____ Input data

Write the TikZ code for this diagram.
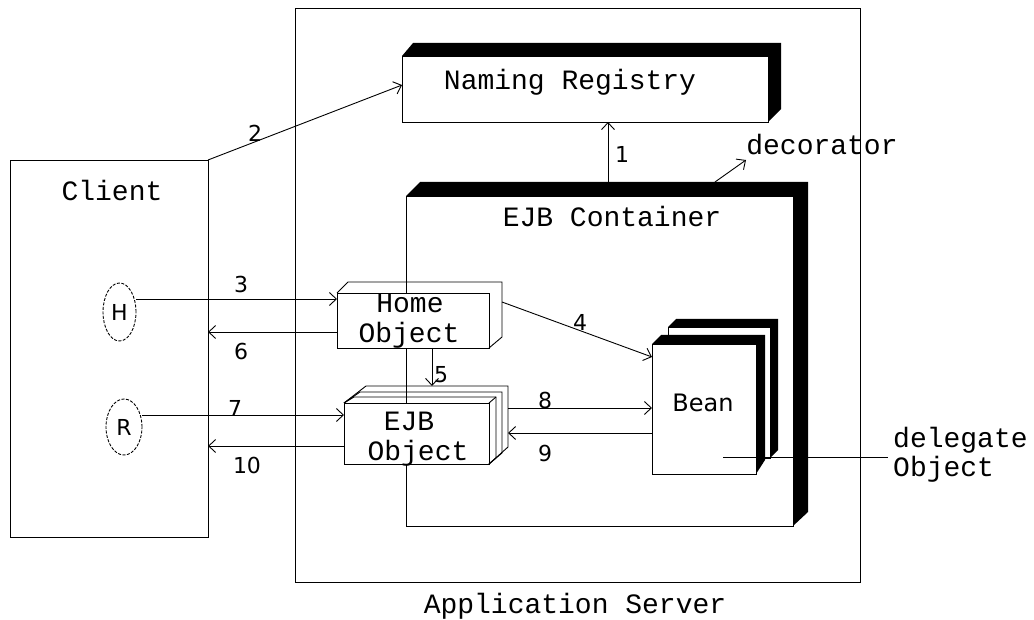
\documentclass[tikz,border=0pt]{standalone}
\usepackage{fontspec}
\newfontfamily\monof{Liberation Mono}
\newfontfamily\sansf{DejaVu Sans}
\usetikzlibrary{calc,arrows.meta,shapes.geometric}
\tikzset{
  ln/.style={line width=0.9pt},
  arr/.style={line width=0.9pt,-{Straight Barb[length=7pt,width=13pt,line width=0.9pt]}},
  face/.style={draw,line width=0.9pt,fill=white,rectangle,inner sep=0pt,outer sep=0pt},
  mono/.style={font=\monof\fontsize{28}{30}\selectfont,inner sep=0pt,anchor=base},
  num/.style={font=\sansf\fontsize{22}{24}\selectfont,inner sep=0pt,anchor=base},
  oval/.style={draw,ellipse,line width=0.9pt,dash pattern=on 3pt off 1.5pt,inner sep=0pt,outer sep=0pt,font=\sansf\fontsize{22}{24}\selectfont},
}
\begin{document}
\begin{tikzpicture}[x=1pt,y=-1pt]
\useasboundingbox[fill=white] (0,0) rectangle (1034,620);

% outer boxes
\node[face,minimum width=565pt,minimum height=574pt] (app) at (577.5,295) {};
\node[face,minimum width=198pt,minimum height=377pt] (client) at (109,348.5) {};
\node[mono] (clientlbl) at (112,201) {Client};
\node[mono] (applbl) at (575,613) {Application Server};

% naming registry
\node[face,minimum width=366pt,minimum height=66pt] (reg) at (585,89) {};
\fill (reg.north west) -- ++(11,-13) -- ($(reg.north east)+(13,-13)$) -- ($(reg.south east)+(13,-13)$) -- (reg.south east) -- (reg.north east) -- cycle;
\node[mono] (reglbl) at (570,90) {Naming Registry};

% EJB container
\node[face,minimum width=387pt,minimum height=330pt] (cont) at (599.5,361) {};
\fill (cont.north west) -- ++(14,-14) -- ($(cont.north east)+(15,-14)$) -- ($(cont.south east)+(15,-14)$) -- (cont.south east) -- (cont.north east) -- cycle;
\node[mono] (contlbl) at (612,227) {EJB Container};

% Home object
\node[face,minimum width=152pt,minimum height=55pt] (home) at (413,320.5) {};
\draw[ln] (home.north west) -- ++(11,-11) -- ($(home.north east)+(13,-11)$) -- ($(home.south east)+(13,-11)$) -- (home.south east);
\node[mono] (homel1) at (410,313) {Home};
\node[mono] (homel2) at (409,343) {Object};

% EJB object (stacked)
\node[face,minimum width=145pt,minimum height=61pt] (ejb) at (416.5,433.5) {};
\foreach \dx/\dy in {7/6,13/11,19/17}{
  \draw[ln] (ejb.north west) -- ++(\dx+3,-\dy) -- ($(ejb.north east)+(\dx,-\dy)$) -- ($(ejb.south east)+(\dx,-\dy)$) -- (ejb.south east);
}
\draw[ln] (ejb.north east) -- ++(7,-6);
\node[mono] (ejbl1) at (409,430) {EJB};
\node[mono] (ejbl2) at (418,460) {Object};

% Bean (two boxes)
\node[face,minimum width=102pt,minimum height=131pt] (beanb) at (719,392.5) {};
\fill (beanb.north west) -- ++(8,-8) -- ($(beanb.north east)+(8,-8)$) -- ($(beanb.south east)+(8,-8)$) -- (beanb.south east) -- (beanb.north east) -- cycle;
\node[face,minimum width=104pt,minimum height=130pt] (bean) at (704,409) {};
\fill (bean.north west) -- ++(9,-9) -- ($(bean.north east)+(9,-9)$) -- ($(bean.south east)+(9,-14)$) -- (bean.south east) -- (bean.north east) -- cycle;
\node[font=\sansf\fontsize{24}{26}\selectfont,inner sep=0pt,anchor=base] (beanlbl) at (703,411) {Bean};

% H and R
\node[oval,minimum width=33pt,minimum height=58pt] (H) at (119.5,312) {H};
\node[oval,minimum width=36pt,minimum height=56pt] (R) at (124,427) {R};

% helper coordinates
\coordinate (y3) at (0,299);
\coordinate (y6) at (0,332);
\coordinate (y7) at (0,415);
\coordinate (y10) at (0,446);
\coordinate (y8) at (0,408);
\coordinate (y9) at (0,433);
\coordinate (x1) at (608,0);
\coordinate (x5) at (432,0);
\coordinate (ejbr) at (508,0);
\coordinate (ejbtop) at (0,386);
\coordinate (a4s) at (502,302);
\coordinate (a4e) at ($(bean.north west)!0.1!(bean.south west)$);
\coordinate (regin) at ($(reg.north west)!0.44!(reg.south west)$);
\coordinate (dec1) at (715,182);
\coordinate (dec2) at (746,160);
\coordinate (dlg1) at (723,457);
\coordinate (dlg2) at (888,457);

% connectors
\draw[arr] (x1 |- cont.north) ++(0,-14) coordinate (c1) (c1) -- (c1 |- reg.south);
\draw[arr] (client.north east) -- (regin);
\draw[arr] (H.east |- y3) -- (home.west |- y3);
\draw[arr] (home.west |- y6) -- (client.east |- y6);
\draw[arr] (a4s) -- (a4e);
\draw[arr] (x5 |- home.south) -- (x5 |- ejbtop);
\draw[arr] (R.east |- y7) -- (ejb.west |- y7);
\draw[arr] (ejb.west |- y10) -- (client.east |- y10);
\draw[arr] (ejbr |- y8) -- (bean.west |- y8);
\draw[arr] (bean.west |- y9) -- (ejbr |- y9);
\draw[arr] (dec1) -- (dec2);
\draw[ln] (dlg1) -- (dlg2);

% connector labels
\node[num] (n1) at (622,163) {1};
\node[num] (n2) at (255,142) {2};
\node[num] (n3) at (241,293) {3};
\node[num] (n6) at (241,360) {6};
\node[num] (n4) at (580,331) {4};
\node[num] (n5) at (441,382) {5};
\node[num] (n7) at (235,417) {7};
\node[num] (n10) at (247,473) {10};
\node[num] (n8) at (545,409) {8};
\node[num] (n9) at (545,461) {9};

\node[mono] (declbl) at (822,155) {decorator};
\node[mono,anchor=base west] (dlgl1) at (893,447) {delegate};
\node[mono,anchor=base west] (dlgl2) at (893,476) {Object};
\end{tikzpicture}
\end{document}
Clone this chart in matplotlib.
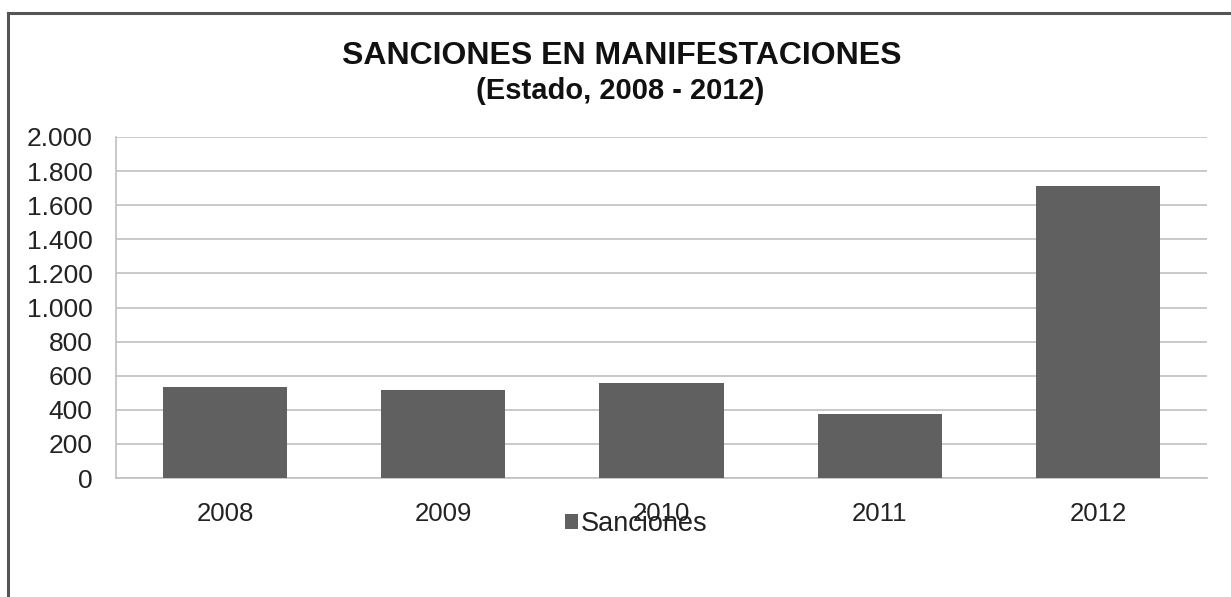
import matplotlib
matplotlib.use("Agg")
import matplotlib.pyplot as plt
from matplotlib.ticker import FuncFormatter

plt.rcParams['font.family'] = ['Liberation Sans', 'DejaVu Sans']

years = ['2008', '2009', '2010', '2011', '2012']
sanciones = [534, 519, 556, 374, 1715]

W, H = 1231, 597
fig = plt.figure(figsize=(W / 100, H / 100), dpi=100)
ax = fig.add_axes([116 / W, 1 - 478 / H, (1207 - 116) / W, (478 - 137) / H])

ax.bar(years, sanciones, width=0.57, color='#606060', zorder=3, label='Sanciones')
ax.set_xlim(-0.5, 4.5)
ax.set_ylim(0, 2000)
ax.set_yticks(range(0, 2001, 200))
ax.yaxis.set_major_formatter(FuncFormatter(lambda v, p: f'{int(v):,}'.replace(',', '.')))
ax.grid(axis='y', color='#c0c0c0', linewidth=1.2, zorder=0)
for s in ['top', 'right']:
    ax.spines[s].set_visible(False)
for s in ['left', 'bottom']:
    ax.spines[s].set_color('#c0c0c0')
    ax.spines[s].set_linewidth(1.2)
ax.tick_params(axis='both', length=0, colors='#222222')
ax.tick_params(axis='y', pad=17, labelsize=19)
ax.tick_params(axis='x', pad=17, labelsize=18.5)

fig.text(622 / W, 1 - 56 / H, 'SANCIONES EN MANIFESTACIONES', ha='center', va='center',
         fontsize=23, fontweight='bold', color='#111111')
fig.text(620 / W, 1 - 91 / H, '(Estado, 2008 - 2012)', ha='center', va='center',
         fontsize=21, fontweight='bold', color='#111111')

leg = fig.legend(loc='center', bbox_to_anchor=(636 / W, 1 - 524 / H), frameon=False,
                 fontsize=19.5, handlelength=0.5, handleheight=0.5, handletextpad=0.1)
for t in leg.get_texts():
    t.set_color('#222222')

# outer frame (only top and left edges show)
fig.add_artist(plt.Line2D([8 / W, 8 / W], [0, 1 - 13 / H], color='#555555', linewidth=2.2))
fig.add_artist(plt.Line2D([8 / W, 1], [1 - 13 / H, 1 - 13 / H], color='#555555', linewidth=2.2))

fig.savefig('out.png', dpi=100)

________

### Work to do
Using the listing, collect all lines in which the string "this" is found.

### Solution
Write the TikZ code for this diagram.
Clone this chart in matplotlib.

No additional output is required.